Trump Administration advisor Elon Musk angered MAGA supporters with his approval of a social media post sarcastically explaining that immigrants are needed for tech jobs because U.S. workers aren’t qualified enough.
Using the X social media platform owned by Musk, an account called Autism Capital summed up the debate over H-1B visas allowing U.S. employers to hire foreign workers in specialized fields, saying traditional American conservatives want tech jobs but complain they aren’t getting adequate training to do them.
According to Autism Capital, the viewpoint of tech-forward Republicans is that those people are too mentally impaired to be trained.
“That pretty much sums it up,” Musk responded to the Thursday night post, which used a pejorative term for the mentally challenged.
Musk himself was raised in South Africa and became a U.S. citizen in 2002. His response kicked off a spirited debate among critics including right-wing influencer Nick Fuentes, who’s spoken of losing support for Donald Trump because he believes the president-elect isn’t harsh enough on foreigners and immigrants.
“The ‘Tech Bro’ donors are Left of Nikki Haley on immigration. Let that sink in,” Fuentes posted on Friday.
Autism Capital’s post also claimed the immigrant debate — which was largely fueled by comments made by Musk collaborator Vivek Ramaswamy — proved “some people *really* don’t like Indians.”
Ramaswamy, born to Indian immigrant parents, was appointed by Trump to help Musk run a department studying government spending. He wrote in a lengthy pro H-1B visa post Thursday morning that “the reason top tech companies often hire foreign-born and first-generation engineers over ‘native’ Americans [is because] American culture has venerated mediocrity over excellence for way too long.”

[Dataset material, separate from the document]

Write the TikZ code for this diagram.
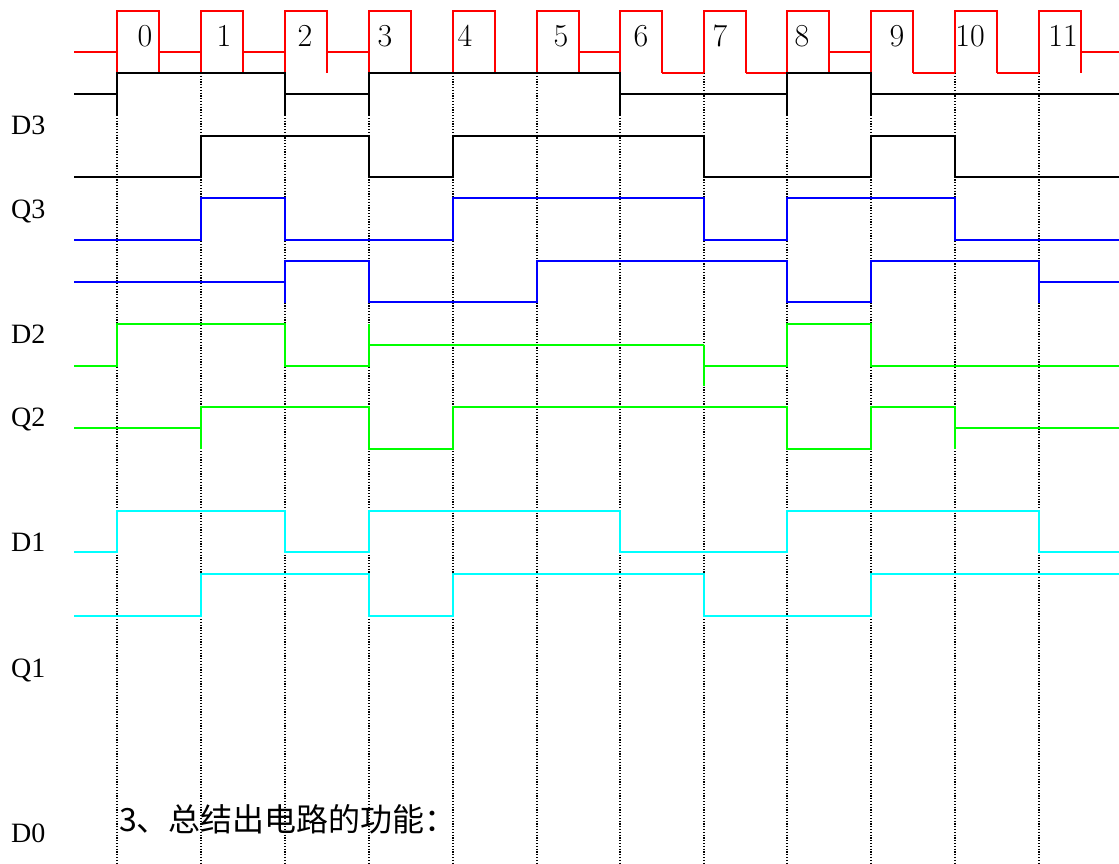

“A culture that celebrates the prom queen over the math Olympiad champ, or the jock over the valedictorian, will not produce the best engineers,” he wrote, saying American children should be spending more time in math tutoring, science competitions and extracurriculars versus watching TV and “hanging out at the mall.”
“If you grow up aspiring to normalcy, normalcy is what you will achieve,” he concluded. “Normalcy doesn’t cut it in a hyper-competitive global market for technical talent. And if we pretend like it does, we’ll have our a–es handed to us by China.”
Ramaswamy’s comments attracted an online firestorm with racist overtures.